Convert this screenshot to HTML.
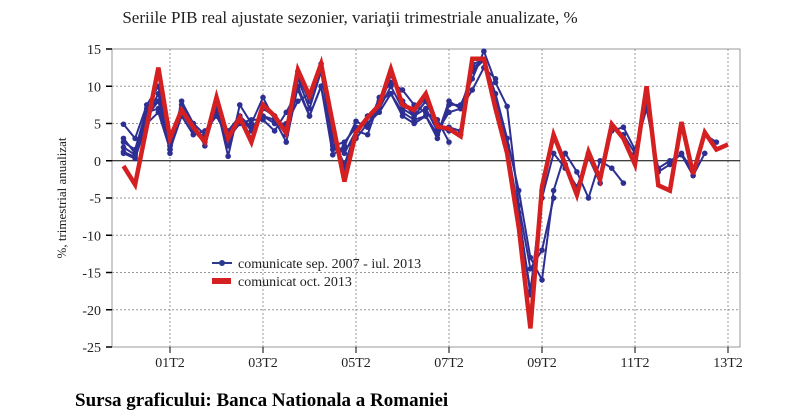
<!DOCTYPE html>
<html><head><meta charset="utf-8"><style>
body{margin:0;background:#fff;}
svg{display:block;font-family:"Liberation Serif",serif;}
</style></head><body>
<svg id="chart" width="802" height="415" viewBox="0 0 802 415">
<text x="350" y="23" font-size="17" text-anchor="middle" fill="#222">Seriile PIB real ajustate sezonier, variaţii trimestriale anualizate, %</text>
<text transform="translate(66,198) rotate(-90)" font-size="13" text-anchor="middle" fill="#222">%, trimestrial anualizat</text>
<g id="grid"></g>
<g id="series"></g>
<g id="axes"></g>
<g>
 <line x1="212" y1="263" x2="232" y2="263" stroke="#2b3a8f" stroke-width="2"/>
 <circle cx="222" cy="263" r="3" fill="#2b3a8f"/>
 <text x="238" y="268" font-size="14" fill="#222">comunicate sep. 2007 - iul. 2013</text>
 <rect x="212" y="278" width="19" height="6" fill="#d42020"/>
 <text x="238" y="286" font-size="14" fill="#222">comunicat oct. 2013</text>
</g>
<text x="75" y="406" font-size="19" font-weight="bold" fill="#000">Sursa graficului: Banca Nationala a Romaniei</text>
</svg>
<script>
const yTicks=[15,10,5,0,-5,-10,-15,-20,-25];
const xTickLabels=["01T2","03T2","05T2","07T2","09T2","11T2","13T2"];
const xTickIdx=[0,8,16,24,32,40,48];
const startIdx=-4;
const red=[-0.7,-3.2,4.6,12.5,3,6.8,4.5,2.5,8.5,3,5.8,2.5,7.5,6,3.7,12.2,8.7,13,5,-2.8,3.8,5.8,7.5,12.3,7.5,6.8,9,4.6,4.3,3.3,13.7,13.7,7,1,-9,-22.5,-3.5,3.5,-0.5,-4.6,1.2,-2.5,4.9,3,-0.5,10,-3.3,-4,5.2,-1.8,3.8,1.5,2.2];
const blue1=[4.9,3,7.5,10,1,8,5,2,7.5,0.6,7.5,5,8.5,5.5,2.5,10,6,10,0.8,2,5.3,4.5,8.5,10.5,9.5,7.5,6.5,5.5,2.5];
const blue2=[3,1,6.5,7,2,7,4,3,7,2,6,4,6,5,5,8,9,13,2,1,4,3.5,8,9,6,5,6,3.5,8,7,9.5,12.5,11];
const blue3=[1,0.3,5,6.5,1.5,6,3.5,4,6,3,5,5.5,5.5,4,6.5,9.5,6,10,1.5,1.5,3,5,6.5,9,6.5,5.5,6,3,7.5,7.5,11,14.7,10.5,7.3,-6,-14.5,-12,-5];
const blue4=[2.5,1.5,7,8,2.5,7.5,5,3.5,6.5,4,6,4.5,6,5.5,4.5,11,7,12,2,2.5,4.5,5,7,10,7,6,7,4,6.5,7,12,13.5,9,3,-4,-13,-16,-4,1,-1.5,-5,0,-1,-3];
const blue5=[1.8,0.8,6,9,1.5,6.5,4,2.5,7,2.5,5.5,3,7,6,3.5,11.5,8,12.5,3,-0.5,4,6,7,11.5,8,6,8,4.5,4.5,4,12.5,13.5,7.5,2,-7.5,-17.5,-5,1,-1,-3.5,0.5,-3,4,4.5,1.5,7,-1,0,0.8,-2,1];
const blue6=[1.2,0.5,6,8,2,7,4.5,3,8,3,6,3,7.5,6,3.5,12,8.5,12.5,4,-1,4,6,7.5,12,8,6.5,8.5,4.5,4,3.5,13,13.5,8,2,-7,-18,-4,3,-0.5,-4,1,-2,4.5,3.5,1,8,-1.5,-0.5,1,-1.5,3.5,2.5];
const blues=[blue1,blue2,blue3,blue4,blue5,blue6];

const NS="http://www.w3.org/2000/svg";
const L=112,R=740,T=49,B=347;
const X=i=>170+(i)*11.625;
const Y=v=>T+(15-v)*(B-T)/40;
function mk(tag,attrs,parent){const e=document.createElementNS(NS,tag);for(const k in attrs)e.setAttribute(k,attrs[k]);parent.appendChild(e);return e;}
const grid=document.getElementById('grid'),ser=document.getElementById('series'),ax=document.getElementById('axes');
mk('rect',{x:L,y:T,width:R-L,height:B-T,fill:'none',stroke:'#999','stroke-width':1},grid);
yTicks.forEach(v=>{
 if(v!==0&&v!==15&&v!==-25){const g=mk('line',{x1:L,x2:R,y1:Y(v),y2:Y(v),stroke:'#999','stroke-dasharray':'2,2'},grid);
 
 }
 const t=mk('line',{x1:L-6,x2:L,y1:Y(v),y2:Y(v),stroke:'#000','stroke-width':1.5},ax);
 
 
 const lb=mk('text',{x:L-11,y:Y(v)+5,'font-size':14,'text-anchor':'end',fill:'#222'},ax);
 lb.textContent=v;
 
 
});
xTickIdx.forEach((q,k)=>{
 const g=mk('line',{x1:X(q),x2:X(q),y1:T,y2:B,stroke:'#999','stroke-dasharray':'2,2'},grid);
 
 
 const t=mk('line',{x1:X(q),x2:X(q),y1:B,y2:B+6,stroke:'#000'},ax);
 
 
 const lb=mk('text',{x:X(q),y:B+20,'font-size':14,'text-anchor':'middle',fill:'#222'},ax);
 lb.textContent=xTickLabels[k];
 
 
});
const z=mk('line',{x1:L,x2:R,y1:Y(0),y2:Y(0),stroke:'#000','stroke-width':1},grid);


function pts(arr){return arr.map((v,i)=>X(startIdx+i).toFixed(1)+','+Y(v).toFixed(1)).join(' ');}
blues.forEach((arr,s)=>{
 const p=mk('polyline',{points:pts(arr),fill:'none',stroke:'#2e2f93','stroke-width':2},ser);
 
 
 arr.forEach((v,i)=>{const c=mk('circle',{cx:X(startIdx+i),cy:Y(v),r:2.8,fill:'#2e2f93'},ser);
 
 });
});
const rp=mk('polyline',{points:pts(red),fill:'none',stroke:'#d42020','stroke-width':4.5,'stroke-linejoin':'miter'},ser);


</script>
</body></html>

================

=== Aim ===
Copy the data character for character, but drop all pictures from the copy.

=== Answer to this task ===
Convert this screenshot to HTML.
<!DOCTYPE html>
<html><head><meta charset="utf-8"><style>
body{margin:0;background:#fff;}
svg{display:block;font-family:"Liberation Serif",serif;}
</style></head><body>
<svg id="chart" width="802" height="415" viewBox="0 0 802 415">
<text x="350" y="23" font-size="17" text-anchor="middle" fill="#222">Seriile PIB real ajustate sezonier, variaţii trimestriale anualizate, %</text>
<text transform="translate(66,198) rotate(-90)" font-size="13" text-anchor="middle" fill="#222">%, trimestrial anualizat</text>
<g id="grid"></g>
<g id="series"></g>
<g id="axes"></g>
<g>
 <line x1="212" y1="263" x2="232" y2="263" stroke="#2b3a8f" stroke-width="2"/>
 <circle cx="222" cy="263" r="3" fill="#2b3a8f"/>
 <text x="238" y="268" font-size="14" fill="#222">comunicate sep. 2007 - iul. 2013</text>
 <rect x="212" y="278" width="19" height="6" fill="#d42020"/>
 <text x="238" y="286" font-size="14" fill="#222">comunicat oct. 2013</text>
</g>
<text x="75" y="406" font-size="19" font-weight="bold" fill="#000">Sursa graficului: Banca Nationala a Romaniei</text>
</svg>
<script>
const yTicks=[15,10,5,0,-5,-10,-15,-20,-25];
const xTickLabels=["01T2","03T2","05T2","07T2","09T2","11T2","13T2"];
const xTickIdx=[0,8,16,24,32,40,48];
const startIdx=-4;
const red=[-0.7,-3.2,4.6,12.5,3,6.8,4.5,2.5,8.5,3,5.8,2.5,7.5,6,3.7,12.2,8.7,13,5,-2.8,3.8,5.8,7.5,12.3,7.5,6.8,9,4.6,4.3,3.3,13.7,13.7,7,1,-9,-22.5,-3.5,3.5,-0.5,-4.6,1.2,-2.5,4.9,3,-0.5,10,-3.3,-4,5.2,-1.8,3.8,1.5,2.2];
const blue1=[4.9,3,7.5,10,1,8,5,2,7.5,0.6,7.5,5,8.5,5.5,2.5,10,6,10,0.8,2,5.3,4.5,8.5,10.5,9.5,7.5,6.5,5.5,2.5];
const blue2=[3,1,6.5,7,2,7,4,3,7,2,6,4,6,5,5,8,9,13,2,1,4,3.5,8,9,6,5,6,3.5,8,7,9.5,12.5,11];
const blue3=[1,0.3,5,6.5,1.5,6,3.5,4,6,3,5,5.5,5.5,4,6.5,9.5,6,10,1.5,1.5,3,5,6.5,9,6.5,5.5,6,3,7.5,7.5,11,14.7,10.5,7.3,-6,-14.5,-12,-5];
const blue4=[2.5,1.5,7,8,2.5,7.5,5,3.5,6.5,4,6,4.5,6,5.5,4.5,11,7,12,2,2.5,4.5,5,7,10,7,6,7,4,6.5,7,12,13.5,9,3,-4,-13,-16,-4,1,-1.5,-5,0,-1,-3];
const blue5=[1.8,0.8,6,9,1.5,6.5,4,2.5,7,2.5,5.5,3,7,6,3.5,11.5,8,12.5,3,-0.5,4,6,7,11.5,8,6,8,4.5,4.5,4,12.5,13.5,7.5,2,-7.5,-17.5,-5,1,-1,-3.5,0.5,-3,4,4.5,1.5,7,-1,0,0.8,-2,1];
const blue6=[1.2,0.5,6,8,2,7,4.5,3,8,3,6,3,7.5,6,3.5,12,8.5,12.5,4,-1,4,6,7.5,12,8,6.5,8.5,4.5,4,3.5,13,13.5,8,2,-7,-18,-4,3,-0.5,-4,1,-2,4.5,3.5,1,8,-1.5,-0.5,1,-1.5,3.5,2.5];
const blues=[blue1,blue2,blue3,blue4,blue5,blue6];

const NS="http://www.w3.org/2000/svg";
const L=112,R=740,T=49,B=347;
const X=i=>170+(i)*11.625;
const Y=v=>T+(15-v)*(B-T)/40;
function mk(tag,attrs,parent){const e=document.createElementNS(NS,tag);for(const k in attrs)e.setAttribute(k,attrs[k]);parent.appendChild(e);return e;}
const grid=document.getElementById('grid'),ser=document.getElementById('series'),ax=document.getElementById('axes');
mk('rect',{x:L,y:T,width:R-L,height:B-T,fill:'none',stroke:'#999','stroke-width':1},grid);
yTicks.forEach(v=>{
 if(v!==0&&v!==15&&v!==-25){const g=mk('line',{x1:L,x2:R,y1:Y(v),y2:Y(v),stroke:'#999','stroke-dasharray':'2,2'},grid);
 
 }
 const t=mk('line',{x1:L-6,x2:L,y1:Y(v),y2:Y(v),stroke:'#000','stroke-width':1.5},ax);
 
 
 const lb=mk('text',{x:L-11,y:Y(v)+5,'font-size':14,'text-anchor':'end',fill:'#222'},ax);
 lb.textContent=v;
 
 
});
xTickIdx.forEach((q,k)=>{
 const g=mk('line',{x1:X(q),x2:X(q),y1:T,y2:B,stroke:'#999','stroke-dasharray':'2,2'},grid);
 
 
 const t=mk('line',{x1:X(q),x2:X(q),y1:B,y2:B+6,stroke:'#000'},ax);
 
 
 const lb=mk('text',{x:X(q),y:B+20,'font-size':14,'text-anchor':'middle',fill:'#222'},ax);
 lb.textContent=xTickLabels[k];
 
 
});
const z=mk('line',{x1:L,x2:R,y1:Y(0),y2:Y(0),stroke:'#000','stroke-width':1},grid);


function pts(arr){return arr.map((v,i)=>X(startIdx+i).toFixed(1)+','+Y(v).toFixed(1)).join(' ');}
blues.forEach((arr,s)=>{
 const p=mk('polyline',{points:pts(arr),fill:'none',stroke:'#2e2f93','stroke-width':2},ser);
 
 
 arr.forEach((v,i)=>{const c=mk('circle',{cx:X(startIdx+i),cy:Y(v),r:2.8,fill:'#2e2f93'},ser);
 
 });
});
const rp=mk('polyline',{points:pts(red),fill:'none',stroke:'#d42020','stroke-width':4.5,'stroke-linejoin':'miter'},ser);


</script>
</body></html>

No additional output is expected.